In the realm of industrial and commercial real estate, build and lease deals have become a strategic investment model. This approach allows developers or investors to construct properties tailored to the needs of a specific tenant and then lease them out for a stable, long-term income stream. While the model offers clear advantages in terms of custom-built assets and predictable revenue, it is also accompanied by a range of risks that can threaten the success and profitability of the investment. Risk mitigation, therefore, plays a critical role in ensuring the viability of build and lease projects by anticipating potential threats and implementing strategies to address them proactively.

Understanding the Nature of Build and Lease Risks

Build and lease deals involve a combination of real estate development and contractual leasing, which means they are subject to risks from both domains. These may include tenant defaults, construction delays, regulatory bottlenecks, cost overruns, legal disputes, and shifting market conditions. Because the entire financial model often hinges on the timely completion of construction and the reliability of lease agreements, any disruption in this cycle can result in revenue loss and operational instability. Understanding these risks at the planning stage is the first step toward building a resilient investment framework.

The Importance of Tenant Vetting and Pre-Leasing Agreements

Tenant reliability is the foundation of a successful build and lease deal.
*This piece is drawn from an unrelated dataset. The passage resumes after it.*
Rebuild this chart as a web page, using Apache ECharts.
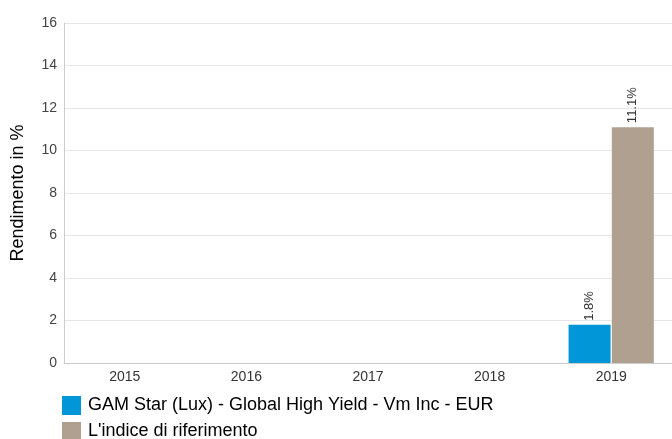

Before construction even begins, developers should conduct thorough due diligence on the prospective tenant’s financial health, operational stability, and long-term growth plans. Pre-leasing agreements or letters of intent serve as formal commitments that reduce uncertainty. These contracts often include financial safeguards such as security deposits, exit clauses, and penalties for withdrawal, all of which contribute to reducing the risk of tenant-related disruptions.

Managing Construction and Project Execution Risks

Construction is inherently risky due to its reliance on multiple moving parts—material procurement, labor availability, contractor performance, weather conditions, and regulatory approvals. To mitigate these risks, developers must engage experienced project managers, define clear contractual obligations with builders, and incorporate time and cost buffers in their planning. Periodic reviews, quality audits, and milestone-based payment systems further ensure that the project progresses according to schedule and budget.
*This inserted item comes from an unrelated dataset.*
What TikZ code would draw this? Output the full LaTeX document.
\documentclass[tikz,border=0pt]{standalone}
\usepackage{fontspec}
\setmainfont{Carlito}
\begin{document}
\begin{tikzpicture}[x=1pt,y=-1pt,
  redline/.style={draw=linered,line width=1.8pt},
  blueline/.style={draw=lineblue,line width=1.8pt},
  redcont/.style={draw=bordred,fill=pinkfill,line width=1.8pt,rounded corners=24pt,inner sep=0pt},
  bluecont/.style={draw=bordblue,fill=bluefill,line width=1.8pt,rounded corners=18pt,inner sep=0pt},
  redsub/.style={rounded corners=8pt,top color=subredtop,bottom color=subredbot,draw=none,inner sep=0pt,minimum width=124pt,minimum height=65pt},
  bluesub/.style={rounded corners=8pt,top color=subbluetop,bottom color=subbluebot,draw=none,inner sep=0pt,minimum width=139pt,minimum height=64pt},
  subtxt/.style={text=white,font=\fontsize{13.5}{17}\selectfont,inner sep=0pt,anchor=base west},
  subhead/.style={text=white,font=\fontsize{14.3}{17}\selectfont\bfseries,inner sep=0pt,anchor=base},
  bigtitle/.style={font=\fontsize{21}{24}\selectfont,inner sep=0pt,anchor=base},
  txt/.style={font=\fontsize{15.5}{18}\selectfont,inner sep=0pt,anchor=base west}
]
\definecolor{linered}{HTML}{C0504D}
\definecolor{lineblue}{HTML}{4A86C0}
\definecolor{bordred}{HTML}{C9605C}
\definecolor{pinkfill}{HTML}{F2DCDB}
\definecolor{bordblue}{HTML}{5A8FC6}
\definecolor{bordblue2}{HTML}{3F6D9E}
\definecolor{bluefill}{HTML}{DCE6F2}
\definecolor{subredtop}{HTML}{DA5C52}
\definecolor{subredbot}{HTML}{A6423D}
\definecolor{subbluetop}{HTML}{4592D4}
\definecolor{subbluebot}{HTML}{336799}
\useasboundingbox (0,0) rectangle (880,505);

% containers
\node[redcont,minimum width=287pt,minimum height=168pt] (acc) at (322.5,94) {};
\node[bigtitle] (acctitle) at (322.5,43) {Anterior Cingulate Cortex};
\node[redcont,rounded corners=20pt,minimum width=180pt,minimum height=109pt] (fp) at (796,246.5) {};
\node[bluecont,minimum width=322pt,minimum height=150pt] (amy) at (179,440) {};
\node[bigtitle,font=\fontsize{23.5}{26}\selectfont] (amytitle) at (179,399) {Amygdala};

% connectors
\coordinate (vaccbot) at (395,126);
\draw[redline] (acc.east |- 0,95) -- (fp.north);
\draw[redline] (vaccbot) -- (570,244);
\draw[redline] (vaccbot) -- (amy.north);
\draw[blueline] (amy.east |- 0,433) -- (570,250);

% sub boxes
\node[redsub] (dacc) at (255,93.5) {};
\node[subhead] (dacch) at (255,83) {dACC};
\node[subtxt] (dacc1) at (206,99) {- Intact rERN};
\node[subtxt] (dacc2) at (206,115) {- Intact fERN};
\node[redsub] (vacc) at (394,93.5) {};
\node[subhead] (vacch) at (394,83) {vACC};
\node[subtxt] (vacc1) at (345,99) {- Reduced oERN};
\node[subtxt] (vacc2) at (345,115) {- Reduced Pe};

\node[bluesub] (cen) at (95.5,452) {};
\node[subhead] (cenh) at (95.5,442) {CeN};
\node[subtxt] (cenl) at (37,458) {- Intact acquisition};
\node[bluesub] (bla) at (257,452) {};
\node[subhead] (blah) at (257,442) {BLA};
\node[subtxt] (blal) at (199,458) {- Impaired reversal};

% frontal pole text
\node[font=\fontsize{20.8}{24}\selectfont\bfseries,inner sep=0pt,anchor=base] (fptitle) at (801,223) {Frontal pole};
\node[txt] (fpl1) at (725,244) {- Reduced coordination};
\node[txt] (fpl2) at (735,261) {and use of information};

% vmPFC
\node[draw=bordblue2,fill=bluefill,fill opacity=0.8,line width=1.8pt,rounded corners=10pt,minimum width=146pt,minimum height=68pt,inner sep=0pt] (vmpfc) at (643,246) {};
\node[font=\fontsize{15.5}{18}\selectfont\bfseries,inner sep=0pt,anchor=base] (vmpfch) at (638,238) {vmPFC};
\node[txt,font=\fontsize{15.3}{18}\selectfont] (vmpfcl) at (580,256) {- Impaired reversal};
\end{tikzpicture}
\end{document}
Legal and Regulatory Compliance as a Safeguard

Real estate development is subject to a complex web of local, state, and central regulations. Zoning laws, environmental clearances, building codes, and utility approvals can become potential roadblocks if not addressed early. Developers must ensure that all legal requirements are identified and fulfilled well in advance to avoid delays or legal challenges. Employing legal advisors and compliance consultants during the planning and execution phases is essential for navigating regulatory hurdles effectively.

Financial Structuring and Insurance Coverage

Financial risks, such as cash flow mismatches, rising interest rates, or unforeseen expenditures, can derail even well-conceived projects. Mitigating these risks requires careful financial structuring with secure sources of capital and realistic budgeting. Additionally, insurance policies covering construction risks, liability, and property damage provide an essential layer of protection that can absorb shocks and reduce the financial burden in case of unexpected events.

Post-Completion and Operational Risk Management

Risk mitigation does not end once the property is leased. Ongoing maintenance, facility management, and tenant servicing must be handled efficiently to ensure lease renewal and tenant satisfaction. Clear maintenance contracts, responsive support systems, and regular performance reviews help maintain the value and reputation of the property over time. This ensures that the asset remains functional and profitable throughout the lease term.

Conclusion

Risk mitigation is not an optional feature in build and lease deals—it is a strategic necessity. With multiple variables at play, from development logistics to legal compliance and tenant performance, the potential for disruption is significant. However, by understanding these risks and implementing thoughtful, proactive measures, developers and investors can protect their investments, enhance tenant relationships, and ensure long-term profitability. A structured approach to risk mitigation transforms challenges into manageable factors and enables sustainable success in the competitive landscape of real estate development.